* **PROBLEM TO WORK ON**: Copy out the listing in full, exactly as written, but not its pictures.

* **DATASET CONTENT**:
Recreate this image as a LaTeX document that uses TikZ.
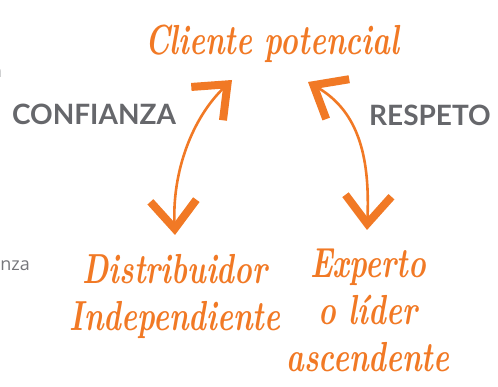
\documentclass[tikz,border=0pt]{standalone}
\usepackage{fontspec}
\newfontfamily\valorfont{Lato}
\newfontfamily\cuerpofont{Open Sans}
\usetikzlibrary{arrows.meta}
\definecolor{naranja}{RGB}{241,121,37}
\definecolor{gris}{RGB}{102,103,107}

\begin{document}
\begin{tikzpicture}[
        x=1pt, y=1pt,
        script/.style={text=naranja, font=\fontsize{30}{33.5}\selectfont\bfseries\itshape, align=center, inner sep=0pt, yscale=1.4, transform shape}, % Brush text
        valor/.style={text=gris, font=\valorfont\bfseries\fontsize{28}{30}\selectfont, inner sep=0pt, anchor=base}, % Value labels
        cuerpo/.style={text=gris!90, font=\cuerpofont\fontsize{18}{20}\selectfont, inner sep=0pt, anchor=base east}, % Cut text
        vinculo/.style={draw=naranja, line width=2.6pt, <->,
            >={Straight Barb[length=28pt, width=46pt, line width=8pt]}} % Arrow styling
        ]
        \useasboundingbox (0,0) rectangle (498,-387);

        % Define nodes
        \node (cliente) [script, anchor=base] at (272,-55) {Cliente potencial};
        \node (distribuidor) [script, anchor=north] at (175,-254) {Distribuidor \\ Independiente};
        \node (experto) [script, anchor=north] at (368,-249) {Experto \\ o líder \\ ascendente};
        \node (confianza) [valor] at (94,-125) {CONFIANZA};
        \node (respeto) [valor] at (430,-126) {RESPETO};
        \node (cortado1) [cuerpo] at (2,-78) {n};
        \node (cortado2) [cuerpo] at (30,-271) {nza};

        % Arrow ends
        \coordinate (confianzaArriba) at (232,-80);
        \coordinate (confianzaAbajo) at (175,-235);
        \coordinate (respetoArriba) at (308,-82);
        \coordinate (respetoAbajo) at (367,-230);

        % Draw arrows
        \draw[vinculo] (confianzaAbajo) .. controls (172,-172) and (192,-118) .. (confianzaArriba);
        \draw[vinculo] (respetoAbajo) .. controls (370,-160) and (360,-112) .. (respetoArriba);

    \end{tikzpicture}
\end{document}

* **WRITTEN RESPONSE**:
Recreate this image as a LaTeX document that uses TikZ.
\documentclass[tikz,border=0pt]{standalone}
\usepackage{fontspec}
\newfontfamily\valorfont{Lato}
\newfontfamily\cuerpofont{Open Sans}
\usetikzlibrary{arrows.meta}
\definecolor{naranja}{RGB}{241,121,37}
\definecolor{gris}{RGB}{102,103,107}

\begin{document}
\begin{tikzpicture}[
        x=1pt, y=1pt,
        script/.style={text=naranja, font=\fontsize{30}{33.5}\selectfont\bfseries\itshape, align=center, inner sep=0pt, yscale=1.4, transform shape}, % Brush text
        valor/.style={text=gris, font=\valorfont\bfseries\fontsize{28}{30}\selectfont, inner sep=0pt, anchor=base}, % Value labels
        cuerpo/.style={text=gris!90, font=\cuerpofont\fontsize{18}{20}\selectfont, inner sep=0pt, anchor=base east}, % Cut text
        vinculo/.style={draw=naranja, line width=2.6pt, <->,
            >={Straight Barb[length=28pt, width=46pt, line width=8pt]}} % Arrow styling
        ]
        \useasboundingbox (0,0) rectangle (498,-387);

        % Define nodes
        \node (cliente) [script, anchor=base] at (272,-55) {Cliente potencial};
        \node (distribuidor) [script, anchor=north] at (175,-254) {Distribuidor \\ Independiente};
        \node (experto) [script, anchor=north] at (368,-249) {Experto \\ o líder \\ ascendente};
        \node (confianza) [valor] at (94,-125) {CONFIANZA};
        \node (respeto) [valor] at (430,-126) {RESPETO};
        \node (cortado1) [cuerpo] at (2,-78) {n};
        \node (cortado2) [cuerpo] at (30,-271) {nza};

        % Arrow ends
        \coordinate (confianzaArriba) at (232,-80);
        \coordinate (confianzaAbajo) at (175,-235);
        \coordinate (respetoArriba) at (308,-82);
        \coordinate (respetoAbajo) at (367,-230);

        % Draw arrows
        \draw[vinculo] (confianzaAbajo) .. controls (172,-172) and (192,-118) .. (confianzaArriba);
        \draw[vinculo] (respetoAbajo) .. controls (370,-160) and (360,-112) .. (respetoArriba);

    \end{tikzpicture}
\end{document}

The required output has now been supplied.